▶ _EXERCISE OBJECTIVE_:
Under this line sits a listing. Repeat exactly and only its lines from the one holding "Rebuild this chart" through the one holding "import * as"; skip pictures.

▶ _RECORDS TO PROCESS_:
>>>
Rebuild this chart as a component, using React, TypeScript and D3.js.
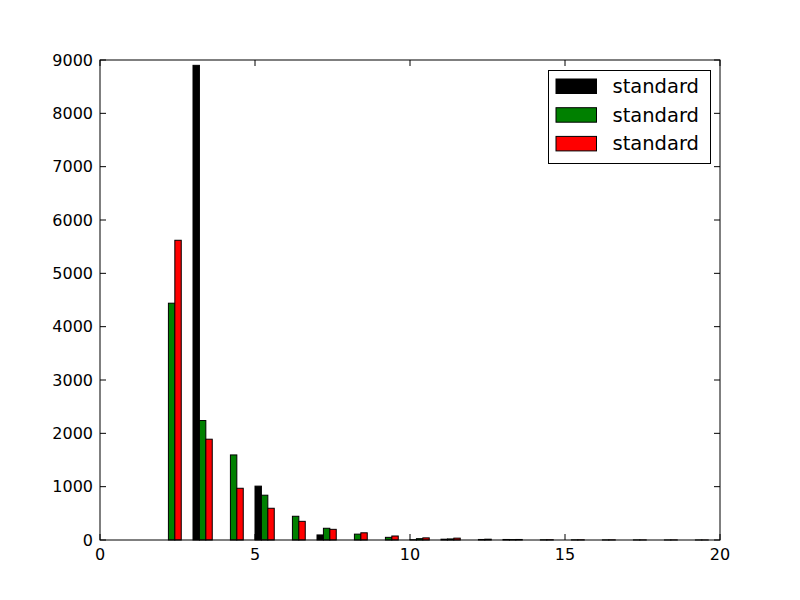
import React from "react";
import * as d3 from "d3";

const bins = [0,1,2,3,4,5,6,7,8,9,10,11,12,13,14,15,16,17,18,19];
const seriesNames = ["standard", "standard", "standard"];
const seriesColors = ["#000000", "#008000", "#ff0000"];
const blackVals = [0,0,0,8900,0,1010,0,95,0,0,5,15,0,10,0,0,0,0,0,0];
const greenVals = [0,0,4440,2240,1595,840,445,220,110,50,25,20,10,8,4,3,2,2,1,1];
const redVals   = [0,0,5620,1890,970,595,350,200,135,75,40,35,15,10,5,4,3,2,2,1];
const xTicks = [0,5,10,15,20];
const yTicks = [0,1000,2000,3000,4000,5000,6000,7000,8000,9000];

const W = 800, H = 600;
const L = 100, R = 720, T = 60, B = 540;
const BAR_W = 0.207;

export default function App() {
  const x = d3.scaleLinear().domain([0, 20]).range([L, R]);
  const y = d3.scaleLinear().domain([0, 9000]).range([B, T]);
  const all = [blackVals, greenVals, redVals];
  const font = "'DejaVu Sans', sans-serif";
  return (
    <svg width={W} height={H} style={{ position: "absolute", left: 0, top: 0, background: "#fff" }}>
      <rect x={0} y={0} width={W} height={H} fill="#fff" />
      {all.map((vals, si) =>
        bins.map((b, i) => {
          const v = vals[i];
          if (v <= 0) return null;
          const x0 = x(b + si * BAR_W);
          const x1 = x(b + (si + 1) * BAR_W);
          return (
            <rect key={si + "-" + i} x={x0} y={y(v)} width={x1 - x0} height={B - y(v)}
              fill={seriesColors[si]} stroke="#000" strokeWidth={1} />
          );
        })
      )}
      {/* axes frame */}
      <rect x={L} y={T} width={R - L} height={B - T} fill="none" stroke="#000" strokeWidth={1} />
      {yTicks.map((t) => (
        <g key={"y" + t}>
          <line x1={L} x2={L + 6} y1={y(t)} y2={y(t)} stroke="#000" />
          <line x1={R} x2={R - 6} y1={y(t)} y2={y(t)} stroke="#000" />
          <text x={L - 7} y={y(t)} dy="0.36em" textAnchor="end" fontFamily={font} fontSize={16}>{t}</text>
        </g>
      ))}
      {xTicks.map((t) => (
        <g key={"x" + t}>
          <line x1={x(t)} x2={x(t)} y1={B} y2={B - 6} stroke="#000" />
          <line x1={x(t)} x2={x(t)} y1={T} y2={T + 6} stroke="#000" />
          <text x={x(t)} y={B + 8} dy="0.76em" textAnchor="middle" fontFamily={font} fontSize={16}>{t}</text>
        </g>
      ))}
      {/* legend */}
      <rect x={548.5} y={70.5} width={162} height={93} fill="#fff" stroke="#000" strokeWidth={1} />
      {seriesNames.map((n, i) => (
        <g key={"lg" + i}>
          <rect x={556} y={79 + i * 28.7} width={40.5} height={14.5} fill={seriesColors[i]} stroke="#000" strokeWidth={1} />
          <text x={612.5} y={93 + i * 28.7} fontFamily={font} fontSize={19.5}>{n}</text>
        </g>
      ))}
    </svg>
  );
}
<<<
>>>
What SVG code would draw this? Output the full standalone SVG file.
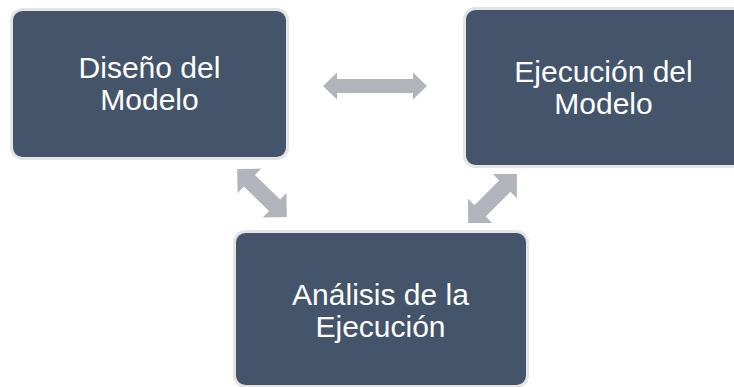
<<<
>>>
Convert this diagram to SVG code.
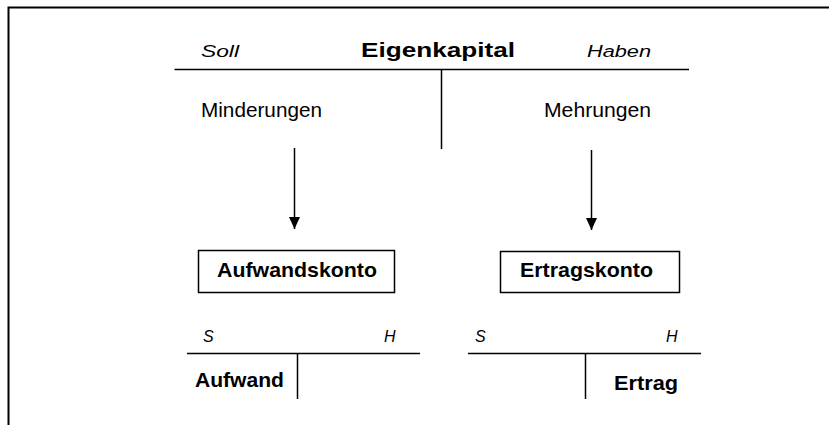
<<<
▶ _WORKED ANSWER_:
Rebuild this chart as a component, using React, TypeScript and D3.js.
import React from "react";
import * as d3 from "d3";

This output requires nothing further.